The output of the RNN layer is a tuple of (all_hidden_states, final_hidden_state). There are as many hidden states as tokens in the input sequence, because each RNN cell takes in one input token and produces one hidden state. The final hidden state is just the hidden state of only the last cell.

In [6]:
all_hidden_states, last_hidden_state = rnn_layer(sample_input)

In [7]:
# we have a batch of 3 sequences; each sequence leads to 4 hidden states (~ input tokens),
# and we told the model to produce 2-dimensional hidden states. So we get 3x4x2 numbers.
print(all_hidden_states)

tensor([[[0.5234, 0.2906],
         [0.4931, 0.7405],
         [0.9336, 0.8856],
         [0.8287, 0.6910]],

        [[0.1451, 0.5003],
         [0.5696, 0.7911],
         [0.7198, 0.7579],
         [0.7475, 0.6627]],

        [[0.2829, 0.5905],
         [0.8499, 0.8172],
         [0.8443, 0.7516],
         [0.6159, 0.8172]]], grad_fn=<TransposeBackward1>)


In [8]:
# last_hidden_state just reproduces the final hidden state from each batch. So 3x2 numbers.
print(last_hidden_state)

tensor([[[0.8287, 0.6910],
         [0.7475, 0.6627],
         [0.6159, 0.8172]]], grad_fn=<StackBackward0>)


# Using the RNN activations

In the exercise we will once again try to classify tweets into three sentiment categories. This is a many-to-one set-up. We will therefore only use the final hidden state of the RNN. We can then feed it into an output layer to produce our final output.

In [11]:
# linear combination of the (in this case two) elements of the hidden states
# output three scores: one for each of the options in our classification problem 
linear_layer = torch.nn.Linear(2, 3)
# softmax activation function - normalizing output to have sum=1
activ_layer = torch.nn.Softmax(dim=1)

# produce some example output.

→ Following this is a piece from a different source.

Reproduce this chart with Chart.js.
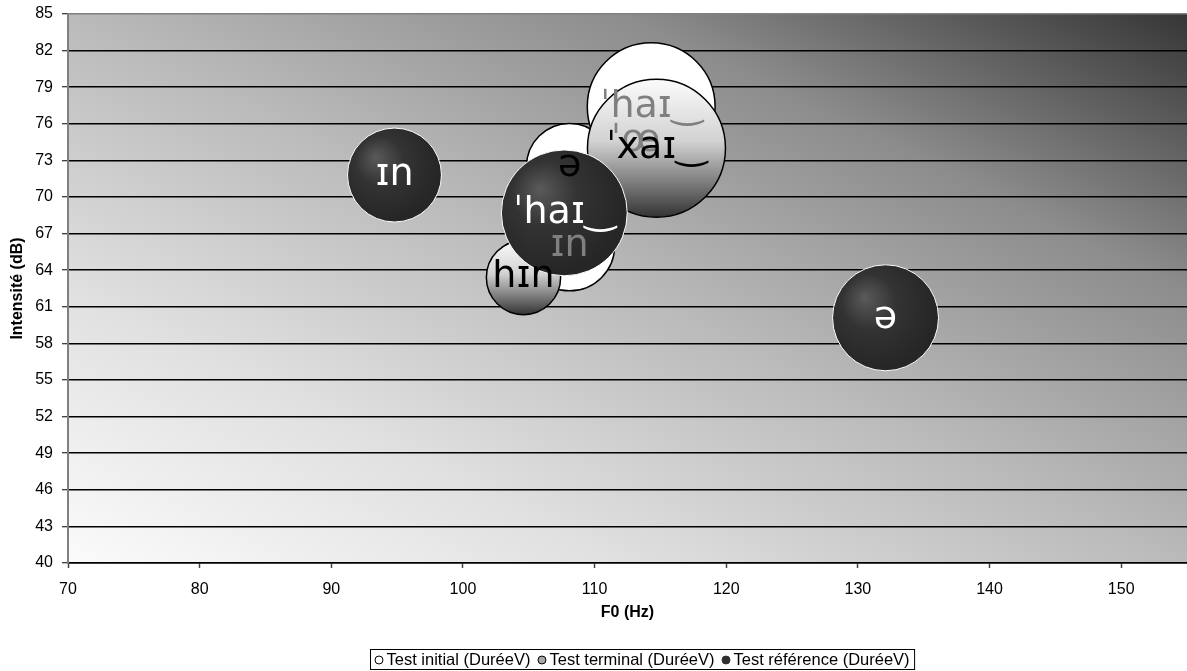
<!DOCTYPE html>
<html>
<head>
<meta charset="utf-8">
<script src="https://cdn.jsdelivr.net/npm/chart.js@4.4.1/dist/chart.umd.min.js"></script>
<style>
  body { margin: 0; background: #fff; }
  #wrap { width: 1187px; height: 671px; position: relative; }
</style>
</head>
<body>
<div id="wrap"><canvas id="myChart"></canvas></div>
<script>
// Series names (legend)
const seriesNames = ['Test initial (DuréeV)', 'Test terminal (DuréeV)', 'Test référence (DuréeV)'];

// Test initial
const initialLabels = ['ˈhaɪ‿', 'ˈœ', 'ə', 'ɪn'];
const initialF0 = [114.3, 113.1, 108.1, 108.1];
const initialDb = [77.4, 74.6, 72.5, 66.0];
const initialDur = [163, 84, 74, 81];

// Test terminal
const terminalLabels = ['hɪn', 'ˈxaɪ‿'];
const terminalF0 = [104.6, 114.7];
const terminalDb = [63.4, 74.0];
const terminalDur = [55, 190];

// Test référence
const referenceLabels = ['ɪn', 'ˈhaɪ‿', 'ə'];
const referenceF0 = [94.8, 107.7, 132.1];
const referenceDb = [71.8, 68.7, 60.1];
const referenceDur = [88, 158, 112];

// axis ticks
const xTicks = [70, 80, 90, 100, 110, 120, 130, 140, 150];
const yTicks = [40, 43, 46, 49, 52, 55, 58, 61, 64, 67, 70, 73, 76, 79, 82, 85];

// label colours per point (style)
const labelColors = [
  ['#808080', '#808080', '#000000', '#808080'],
  ['#000000', '#000000'],
  ['#ffffff', '#ffffff', '#ffffff']
];

// bubble area proportional to duration, biggest one gets R_MAX px
const R_MAX = 69;
const maxDur = Math.max(...initialDur, ...terminalDur, ...referenceDur);
const toPoints = (xs, ys, ds) => xs.map((x, i) => ({ x: x, y: ys[i], r: R_MAX * Math.sqrt(ds[i] / maxDur) }));

// pixel position of a point, for the gradients
function pixelOf(c) {
  const sx = c.chart.scales.x, sy = c.chart.scales.y;
  if (!sx || !sy || !c.raw) return null;
  const p = { x: sx.getPixelForValue(c.raw.x), y: sy.getPixelForValue(c.raw.y), r: c.raw.r };
  if (!isFinite(p.x) || !isFinite(p.y) || !isFinite(p.r)) return null;
  return p;
}

const grayFill = c => {
  const p = pixelOf(c);
  if (!p) return '#bbb';
  const g = c.chart.ctx.createLinearGradient(0, p.y - p.r, 0, p.y + p.r);
  g.addColorStop(0, '#fbfbfb');
  g.addColorStop(0.45, '#d2d2d2');
  g.addColorStop(0.8, '#6e6e6e');
  g.addColorStop(1, '#333333');
  return g;
};

const darkFill = c => {
  const p = pixelOf(c);
  if (!p) return '#2b2b2b';
  const g = c.chart.ctx.createRadialGradient(p.x - 0.4 * p.r, p.y - 0.38 * p.r, 0, p.x - 0.2 * p.r, p.y - 0.2 * p.r, p.r * 1.15);
  g.addColorStop(0, '#5a5a5a');
  g.addColorStop(0.45, '#333333');
  g.addColorStop(1, '#262626');
  return g;
};

// gradient background of the plot area
const plotBg = {
  id: 'plotBg',
  beforeDraw(chart) {
    const { ctx, chartArea: a } = chart;
    if (!a) return;
    const W = a.right - a.left, H = a.bottom - a.top;
    if (!(W > 0 && H > 0)) return;
    const k = 2 * W * H / (W * W + H * H);
    const g = ctx.createLinearGradient(a.left, a.bottom, a.left + H * k, a.bottom - W * k);
    g.addColorStop(0, '#fbfbfb');
    g.addColorStop(0.25, '#e0e0e0');
    g.addColorStop(0.5, '#bababa');
    g.addColorStop(0.75, '#8c8c8c');
    g.addColorStop(1, '#363636');
    ctx.save();
    ctx.fillStyle = g;
    ctx.fillRect(a.left, a.top, W, H);
    ctx.restore();
  }
};

// data labels drawn on top of all bubbles
const allLabels = [initialLabels, terminalLabels, referenceLabels];
const bubbleLabels = {
  id: 'bubbleLabels',
  afterDatasetsDraw(chart) {
    const ctx = chart.ctx;
    ctx.save();
    ctx.font = '38px "DejaVu Sans"';
    ctx.textAlign = 'center';
    ctx.textBaseline = 'middle';
    for (let d = 0; d < 3; d++) {
      const meta = chart.getDatasetMeta(d);
      meta.data.forEach((el, i) => {
        ctx.fillStyle = labelColors[d][i];
        ctx.fillText(allLabels[d][i], el.x, el.y);
      });
    }
    ctx.restore();
  }
};

// boxed legend at the bottom
const boxLegend = {
  id: 'boxLegend',
  afterDraw(chart) {
    const ctx = chart.ctx;
    ctx.save();
    ctx.font = '16.5px "Liberation Sans", Arial';
    ctx.textBaseline = 'middle';
    const widths = seriesNames.map(n => ctx.measureText(n).width);
    const itemW = widths.map(w => 13 + w);
    const gap = 6;
    const total = 4 + itemW.reduce((a, b) => a + b, 0) + gap * 2 + 4;
    const cx = 642, top = 649, h = 20;
    const left = Math.round(cx - total / 2) + 0.5;
    ctx.strokeStyle = '#000';
    ctx.lineWidth = 1;
    ctx.fillStyle = '#fff';
    ctx.fillRect(left, top + 0.5, total, h);
    ctx.strokeRect(left, top + 0.5, total, h);
    const fills = ['#ffffff', '#a8a8a8', '#303030'];
    const strokes = ['#000', '#000', '#303030'];
    let x = left + 4;
    const y = top + h / 2 + 1;
    for (let i = 0; i < 3; i++) {
      ctx.beginPath();
      ctx.arc(x + 4.5, y, 4, 0, Math.PI * 2);
      ctx.fillStyle = fills[i];
      ctx.fill();
      ctx.strokeStyle = strokes[i];
      ctx.stroke();
      ctx.fillStyle = '#000';
      ctx.fillText(seriesNames[i], x + 12, y);
      x += itemW[i] + gap;
    }
    ctx.restore();
  }
};

const ctx = document.getElementById('myChart');

new Chart(ctx, {
  type: 'bubble',
  data: {
    datasets: [
      {
        label: seriesNames[0],
        data: toPoints(initialF0, initialDb, initialDur),
        backgroundColor: '#ffffff',
        borderColor: '#000000',
        borderWidth: 1.5,
        order: 3
      },
      {
        label: seriesNames[1],
        data: toPoints(terminalF0, terminalDb, terminalDur),
        backgroundColor: grayFill,
        borderColor: '#000000',
        borderWidth: 1.5,
        order: 2
      },
      {
        label: seriesNames[2],
        data: toPoints(referenceF0, referenceDb, referenceDur),
        backgroundColor: darkFill,
        borderColor: '#ffffff',
        borderWidth: 1,
        order: 1
      }
    ]
  },
  plugins: [plotBg, bubbleLabels, boxLegend],
  options: {
    responsive: true,
    maintainAspectRatio: false,
    animation: false,
    events: [],
    layout: { autoPadding: false, padding: { top: 14, right: 0, bottom: 46, left: 0 } },
    plugins: {
      legend: { display: false },
      tooltip: { enabled: false }
    },
    scales: {
      x: {
        type: 'linear',
        min: 70,
        max: 155,
        afterBuildTicks: s => { s.ticks = xTicks.map(v => ({ value: v })); },
        afterFit: s => { s.height = 62; s.paddingLeft = 0; s.paddingRight = 0; },
        grid: { drawOnChartArea: false, drawTicks: true, tickLength: 5, tickColor: '#444', tickWidth: 1.5 },
        border: { color: '#000', width: 1.5 },
        ticks: { color: '#000', padding: 12, maxRotation: 0, font: { family: '"Liberation Sans", Arial', size: 16 } },
        title: {
          display: true,
          text: 'F0 (Hz)',
          color: '#000',
          padding: { top: 2, bottom: 3 },
          font: { family: '"Liberation Sans", Arial', size: 16, weight: 'bold' }
        }
      },
      y: {
        type: 'linear',
        min: 40,
        max: 85,
        afterBuildTicks: s => { s.ticks = yTicks.map(v => ({ value: v })); },
        afterFit: s => { s.width = 68; s.paddingTop = 0; s.paddingBottom = 0; },
        grid: {
          color: c => (c.tick && c.tick.value === 85 ? '#808080' : '#000'),
          lineWidth: 1.5,
          drawTicks: true,
          tickLength: 6,
          tickColor: '#000',
          tickWidth: 1
        },
        border: { color: '#808080', width: 2 },
        ticks: { color: '#000', padding: 9, font: { family: '"Liberation Sans", Arial', size: 16 } },
        title: {
          display: true,
          text: 'Intensité (dB)',
          color: '#000',
          padding: { top: 8, bottom: 0 },
          font: { family: '"Liberation Sans", Arial', size: 16, weight: 'bold' }
        }
      }
    }
  }
});
</script>
</body>
</html>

Note we are only using the last hidden state
linear = linear_layer(last_hidden_state)
activ = activ_layer(linear)

# for each of the 3 sequences in our example batch,
# we get probabilities for the 3 classes 
activ

tensor([[[0.3221, 0.3350, 0.3363],
         [0.2947, 0.3695, 0.3500],
         [0.3833, 0.2955, 0.3137]]], grad_fn=<SoftmaxBackward0>)

**Note:** in the exercise set, we will not be using a softmax layer. We will only be doing a linear step in the output layer.

The reason is that when we later calculate the cross-entropy loss with PyTorch's built-in [CrossEntropyLoss](https://pytorch.org/docs/stable/generated/torch.nn.CrossEntropyLoss.html) function, that function applies a softmax transformation for us (before calculating the loss).

So, we are "outsourcing" the final softmax activation function of the model to the loss calculation. (we actually did this wrong in PSet 4.1 and added a softmax layer where none was needed--will fix!)